It’s a fairly sad commentary on the current state of the world that the Valentine’s Day offerings at the cineplex include a god-awfully stupid pseudo-horror reboot of a cheesy 80s show alongside a hundred-miles-an-hour, kid-tastic video game-inspired romp. What happened to, you know, love and all the rest of that Hallmark-inspired gooeyness that used to dominate the mid-February box office?

Fortunately, Universal hasn’t kicked Cupid out the door, and, even more fortunately, The Photograph is just what the (love) doctor ordered.

Written and directed by Stella Mehgie, it plays largely like the kind of story Nicholas Sparks still hopes to write someday. Flashbacks tie together the story of two connected generations, and richly-developed characters bring it all to life with realism and depth. At its heart, The Photograph is a simple, no-frills film, but Mehgie effortlessly (it seems) turns it into something moving and memorable.

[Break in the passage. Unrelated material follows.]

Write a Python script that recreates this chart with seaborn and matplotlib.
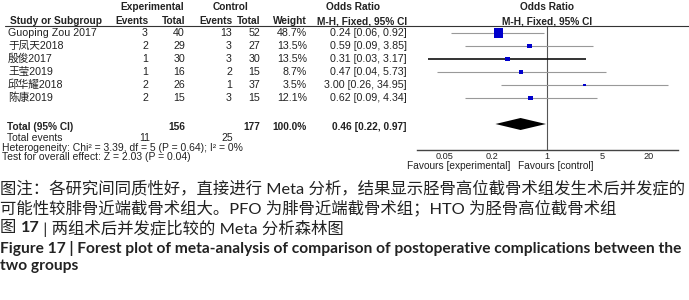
import matplotlib
matplotlib.use('Agg')
import matplotlib.pyplot as plt
from matplotlib.lines import Line2D
import numpy as np
import pandas as pd
import seaborn as sns

# Datos del forest plot
studies = ['Guoping Zou 2017', '于凤天2018', '殷俊2017', '王莹2019', '邱华耀2018', '陈康2019']
exp_events = [3, 2, 1, 1, 2, 2]
exp_total = [40, 29, 30, 16, 26, 15]
ctl_events = [13, 3, 3, 2, 1, 3]
ctl_total = [52, 27, 30, 15, 37, 15]
weights = [48.7, 13.5, 13.5, 8.7, 3.5, 12.1]
odds = [0.24, 0.59, 0.31, 0.47, 3.00, 0.62]
ci_low = [0.06, 0.09, 0.03, 0.04, 0.26, 0.09]
ci_high = [0.92, 3.85, 3.17, 5.73, 34.95, 4.34]
# totales tal como aparecen en la figura
total_exp_n, total_ctl_n = 156, 177
total_exp_ev, total_ctl_ev = 11, 25
total_or, total_lo, total_hi = 0.46, 0.22, 0.97
tick_vals = [0.05, 0.2, 1, 5, 20]
tick_labels = ['0.05', '0.2', '1', '5', '20']

df = pd.DataFrame({'study': studies, 'or': odds, 'lo': ci_low, 'hi': ci_high,
                   'weight': weights, 'row': np.arange(len(studies))})

W, H = 689, 300
fig = plt.figure(figsize=(W / 100, H / 100), dpi=100)
sns.set_style('white')
plt.rcParams['font.family'] = ['Liberation Sans', 'Noto Sans CJK SC']

def fx(px):
    return px / W

def fy(py):
    return 1 - py / H

TXT = ['Liberation Sans', 'Noto Sans CJK SC']
fs_b = 7.3   # cabecera en negrita
fs = 7.7     # filas
fs_n = 7.5   # notas

def t(x, y, s, ha='left', bold=False, size=fs, family=TXT, color='#222222'):
    return fig.text(fx(x), fy(y), s, ha=ha, va='center', fontsize=size,
                    fontweight='bold' if bold else 'normal', family=family, color=color)

# Cabecera
t(152, 7, 'Experimental', ha='center', bold=True, size=fs_b)
t(231, 7, 'Control', ha='center', bold=True, size=fs_b)
t(353, 7, 'Odds Ratio', ha='center', bold=True, size=fs_b)
t(547, 7, 'Odds Ratio', ha='center', bold=True, size=fs_b)
t(10, 21, 'Study or Subgroup', bold=True, size=fs_b)
t(148, 21, 'Events', ha='right', bold=True, size=fs_b)
t(185, 21, 'Total', ha='right', bold=True, size=fs_b)
t(232, 21, 'Events', ha='right', bold=True, size=fs_b)
t(260, 21, 'Total', ha='right', bold=True, size=fs_b)
t(307, 21, 'Weight', ha='right', bold=True, size=fs_b)
t(407, 21, 'M-H, Fixed, 95% CI', ha='right', bold=True, size=fs_b)
t(547, 21, 'M-H, Fixed, 95% CI', ha='center', bold=True, size=fs_b)
fig.add_artist(Line2D([fx(5), fx(689)], [fy(26), fy(26)], color='#333333', lw=0.8))

# Filas de estudios
row_y0, row_dy = 33, 13
for i, r in df.iterrows():
    y = row_y0 + row_dy * i
    t(8, y, r['study'])
    t(148, y, str(exp_events[i]), ha='right')
    t(185, y, str(exp_total[i]), ha='right')
    t(232, y, str(ctl_events[i]), ha='right')
    t(260, y, str(ctl_total[i]), ha='right')
    t(307, y, f"{weights[i]:.1f}%", ha='right')
    t(407, y, f"{odds[i]:.2f} [{ci_low[i]:.2f}, {ci_high[i]:.2f}]", ha='right')

t(7, 127, 'Total (95% CI)', bold=True, size=fs_b)
t(185, 127, str(total_exp_n), ha='right', bold=True, size=fs_b)
t(260, 127, str(total_ctl_n), ha='right', bold=True, size=fs_b)
t(307, 127, '100.0%', ha='right', bold=True, size=fs_b)
t(407, 127, f"{total_or:.2f} [{total_lo:.2f}, {total_hi:.2f}]", ha='right', bold=True, size=fs_b)
t(7, 138, 'Total events', size=fs_n)
t(150, 138, str(total_exp_ev), ha='right', size=fs_n)
t(233, 138, str(total_ctl_ev), ha='right', size=fs_n)
t(2, 148, 'Heterogeneity: Chi² = 3.39, df = 5 (P = 0.64); I² = 0%', size=fs_n)
t(2, 157, 'Test for overall effect: Z = 2.03 (P = 0.04)', size=fs_n)

# Panel del forest plot
x_one, per_dec = 547, 78.4
ax_l, ax_r, ax_bot = 417, 678, 150
ax = fig.add_axes([fx(ax_l), fy(ax_bot), fx(ax_r - ax_l), ax_bot / H])
ax.set_xscale('log')
ax.set_xlim(10 ** ((ax_l - x_one) / per_dec), 10 ** ((ax_r - x_one) / per_dec))
y_top = (0 - row_y0) / row_dy
y_bot = (ax_bot - row_y0) / row_dy
ax.set_ylim(y_bot, y_top)

ax.vlines(1, (26 - row_y0) / row_dy, y_bot, color='#555555', lw=0.8)
colors = ['#999999'] * len(df)
widths = [0.8] * len(df)
colors[2], widths[2] = '#111111', 1.2
ax.hlines(df['row'], df['lo'], df['hi'], colors=colors, linewidths=widths)
sns.scatterplot(data=df, x='or', y='row', size='weight',
                sizes=(min(weights) * 0.9, max(weights) * 0.95), marker='s',
                color='#0000cc', linewidth=0, legend=False, ax=ax, zorder=3)

tot_row = (124 - row_y0) / row_dy
hh = 6 / row_dy
ax.fill([total_lo, total_or, total_hi, total_or],
        [tot_row, tot_row - hh, tot_row, tot_row + hh], color='black', lw=0)

ax.set_xticks(tick_vals)
ax.set_xticklabels(tick_labels)
ax.xaxis.set_minor_locator(matplotlib.ticker.NullLocator())
ax.set_yticks([])
ax.set_xlabel('')
ax.set_ylabel('')
for s in ['top', 'left', 'right']:
    ax.spines[s].set_visible(False)
ax.spines['bottom'].set_color('#444444')
ax.spines['bottom'].set_linewidth(1.0)
ax.tick_params(axis='x', direction='inout', length=4.5, width=1, color='#444444',
               labelsize=6.6, pad=-0.5, labelcolor='#222222')
ax.patch.set_alpha(0)

t(510, 166, 'Favours [experimental]', size=fs_b)
fig.texts[-1].set_ha('right')
t(518, 166, 'Favours [control]', size=fs_b)

# Pies de figura
renderer = fig.canvas.get_renderer()
CAP = ['Lato', 'Noto Sans CJK SC']

def fit_size(s, width_px, bold=False, family=CAP):
    tmp = fig.text(0, 0, s, fontsize=10, family=family,
                   fontweight='bold' if bold else 'normal')
    w = tmp.get_window_extent(renderer).width
    tmp.remove()
    return 10 * width_px / w

cap1 = '图注：各研究间同质性好，直接进行 Meta 分析，结果显示胫骨高位截骨术组发生术后并发症的'
cap2 = '可能性较腓骨近端截骨术组大。PFO 为腓骨近端截骨术组；HTO 为胫骨高位截骨术组'
cap4 = 'Figure 17 | Forest plot of meta-analysis of comparison of postoperative complications between the'
cap5 = 'two groups'
cs = fit_size(cap1, 686)
es = fit_size(cap4, 683, bold=True)
t(0, 188, cap1, size=cs, family=CAP)
t(0, 208, cap2, size=cs, family=CAP)
x = 0
for piece, b in [('图 ', False), ('17', True), (' | 两组术后并发症比较的 Meta 分析森林图', False)]:
    tx = t(x, 228, piece, size=cs, family=CAP, bold=b)
    x += tx.get_window_extent(renderer).width
t(0, 248, cap4, size=es, family=CAP, bold=True)
t(0, 266, cap5, size=es, family=CAP, bold=True)

fig.savefig('out.png', dpi=100)
plt.close()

Lakeith Stanfield stars as Mike, a Queens-based journalist putting together a story on life in the bayou in the years since Katrina and the Deepwater Horizon oil spill. When interviewing old-timer Isaac (Rob Morgan), Mike learns how the fisherman lost the love of his life, Christina (Chanté Adams), when she moved to New York to pursue photography. This leads Mike back home and to a meeting with Christina’s daughter Mae (Issa Rae), a museum curator who is in the process of sorting through her late mother’s belongings.

They, of course, click immediately and, while sifting through mementos, trip on old photos… which shoot us back in time to the days when Isaac and Christina were two young people in love. As their flashback-relationship falls apart, Mike and Mae get closer in the present, aided with finessed humor from Mike’s married brother Kyle (Lil Rel Howery).

The Photograph unfolds in a beautifully natural rhythm that takes its time to breathe and allow everything come together (though not without hiccups). There’s not a thing in the film that doesn’t work, whether it’s Mike and Mae’s innocuous first-date conversation about Drake and Kendrick or their tender evening shared in a power outage during a New York storm. Even the requisite third-act complication doesn’t feel forced; it’s just another real-life chapter in the couple’s story, and Mehgie just takes us along on the endearing journey.

From the stellar cast (there isn’t a weak link in the bunch) to the velvet-smooth jazz score by piano great Robert Glasper, The Photograph hums like a fine-tuned machine. Filmed on location in New York City and Louisiana (with obvious reverence to both), the film is a reminder of what movies used to be before the days of visual effects and computers and high-tech gadgetry. It’s a simple and beautiful movie about life and love and all that comes with it. And there’s not a thing wrong with that. Cupid lives after all.